▸ **Problem to solve**: Make an exact copy of the lines, leaving the pictures out.

▸ **Information shown**:
____________
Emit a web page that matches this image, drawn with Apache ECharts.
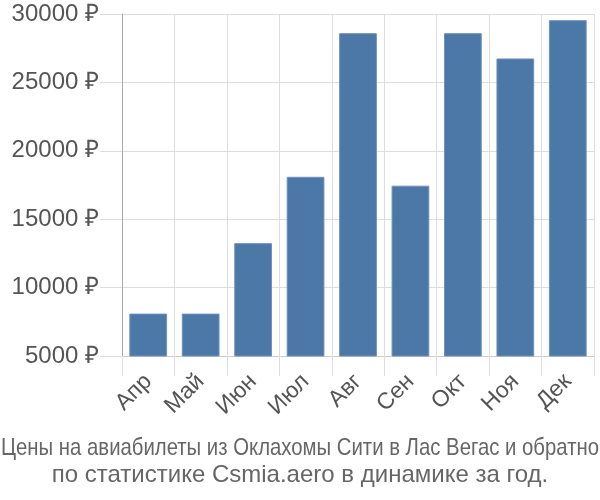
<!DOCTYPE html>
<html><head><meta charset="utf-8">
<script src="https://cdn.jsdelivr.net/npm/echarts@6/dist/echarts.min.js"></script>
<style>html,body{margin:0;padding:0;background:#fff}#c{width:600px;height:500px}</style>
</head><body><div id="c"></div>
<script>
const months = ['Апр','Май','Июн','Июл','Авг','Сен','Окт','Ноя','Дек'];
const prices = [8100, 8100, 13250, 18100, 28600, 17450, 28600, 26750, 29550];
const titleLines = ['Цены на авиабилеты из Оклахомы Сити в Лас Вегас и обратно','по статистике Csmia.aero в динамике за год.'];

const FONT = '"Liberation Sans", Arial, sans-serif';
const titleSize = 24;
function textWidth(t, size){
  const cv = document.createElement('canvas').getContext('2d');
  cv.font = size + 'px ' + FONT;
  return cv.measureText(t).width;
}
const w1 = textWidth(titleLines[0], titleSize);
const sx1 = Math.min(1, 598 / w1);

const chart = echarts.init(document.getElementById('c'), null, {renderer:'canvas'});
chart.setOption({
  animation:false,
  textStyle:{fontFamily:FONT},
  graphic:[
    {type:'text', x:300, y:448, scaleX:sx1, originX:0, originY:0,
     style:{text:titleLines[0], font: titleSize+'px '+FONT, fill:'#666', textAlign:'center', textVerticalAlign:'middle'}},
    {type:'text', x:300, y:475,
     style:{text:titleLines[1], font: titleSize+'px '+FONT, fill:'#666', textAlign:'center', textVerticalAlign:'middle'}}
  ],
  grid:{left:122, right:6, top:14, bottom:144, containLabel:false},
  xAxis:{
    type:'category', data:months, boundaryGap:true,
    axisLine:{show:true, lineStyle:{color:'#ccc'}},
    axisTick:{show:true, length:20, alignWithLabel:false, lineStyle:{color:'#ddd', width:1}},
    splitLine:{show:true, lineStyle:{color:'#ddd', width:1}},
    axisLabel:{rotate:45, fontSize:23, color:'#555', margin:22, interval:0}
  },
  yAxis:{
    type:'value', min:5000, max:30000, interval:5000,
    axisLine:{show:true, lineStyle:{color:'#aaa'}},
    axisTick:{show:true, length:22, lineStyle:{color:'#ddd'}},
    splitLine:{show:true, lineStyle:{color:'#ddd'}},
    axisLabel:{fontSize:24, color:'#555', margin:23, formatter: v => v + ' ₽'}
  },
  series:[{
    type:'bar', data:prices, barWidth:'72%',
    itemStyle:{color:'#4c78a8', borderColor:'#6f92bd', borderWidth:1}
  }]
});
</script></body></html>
____________
▸ **Finished exercise**:
Emit a web page that matches this image, drawn with Apache ECharts.
<!DOCTYPE html>
<html><head><meta charset="utf-8">
<script src="https://cdn.jsdelivr.net/npm/echarts@6/dist/echarts.min.js"></script>
<style>html,body{margin:0;padding:0;background:#fff}#c{width:600px;height:500px}</style>
</head><body><div id="c"></div>
<script>
const months = ['Апр','Май','Июн','Июл','Авг','Сен','Окт','Ноя','Дек'];
const prices = [8100, 8100, 13250, 18100, 28600, 17450, 28600, 26750, 29550];
const titleLines = ['Цены на авиабилеты из Оклахомы Сити в Лас Вегас и обратно','по статистике Csmia.aero в динамике за год.'];

const FONT = '"Liberation Sans", Arial, sans-serif';
const titleSize = 24;
function textWidth(t, size){
  const cv = document.createElement('canvas').getContext('2d');
  cv.font = size + 'px ' + FONT;
  return cv.measureText(t).width;
}
const w1 = textWidth(titleLines[0], titleSize);
const sx1 = Math.min(1, 598 / w1);

const chart = echarts.init(document.getElementById('c'), null, {renderer:'canvas'});
chart.setOption({
  animation:false,
  textStyle:{fontFamily:FONT},
  graphic:[
    {type:'text', x:300, y:448, scaleX:sx1, originX:0, originY:0,
     style:{text:titleLines[0], font: titleSize+'px '+FONT, fill:'#666', textAlign:'center', textVerticalAlign:'middle'}},
    {type:'text', x:300, y:475,
     style:{text:titleLines[1], font: titleSize+'px '+FONT, fill:'#666', textAlign:'center', textVerticalAlign:'middle'}}
  ],
  grid:{left:122, right:6, top:14, bottom:144, containLabel:false},
  xAxis:{
    type:'category', data:months, boundaryGap:true,
    axisLine:{show:true, lineStyle:{color:'#ccc'}},
    axisTick:{show:true, length:20, alignWithLabel:false, lineStyle:{color:'#ddd', width:1}},
    splitLine:{show:true, lineStyle:{color:'#ddd', width:1}},
    axisLabel:{rotate:45, fontSize:23, color:'#555', margin:22, interval:0}
  },
  yAxis:{
    type:'value', min:5000, max:30000, interval:5000,
    axisLine:{show:true, lineStyle:{color:'#aaa'}},
    axisTick:{show:true, length:22, lineStyle:{color:'#ddd'}},
    splitLine:{show:true, lineStyle:{color:'#ddd'}},
    axisLabel:{fontSize:24, color:'#555', margin:23, formatter: v => v + ' ₽'}
  },
  series:[{
    type:'bar', data:prices, barWidth:'72%',
    itemStyle:{color:'#4c78a8', borderColor:'#6f92bd', borderWidth:1}
  }]
});
</script></body></html>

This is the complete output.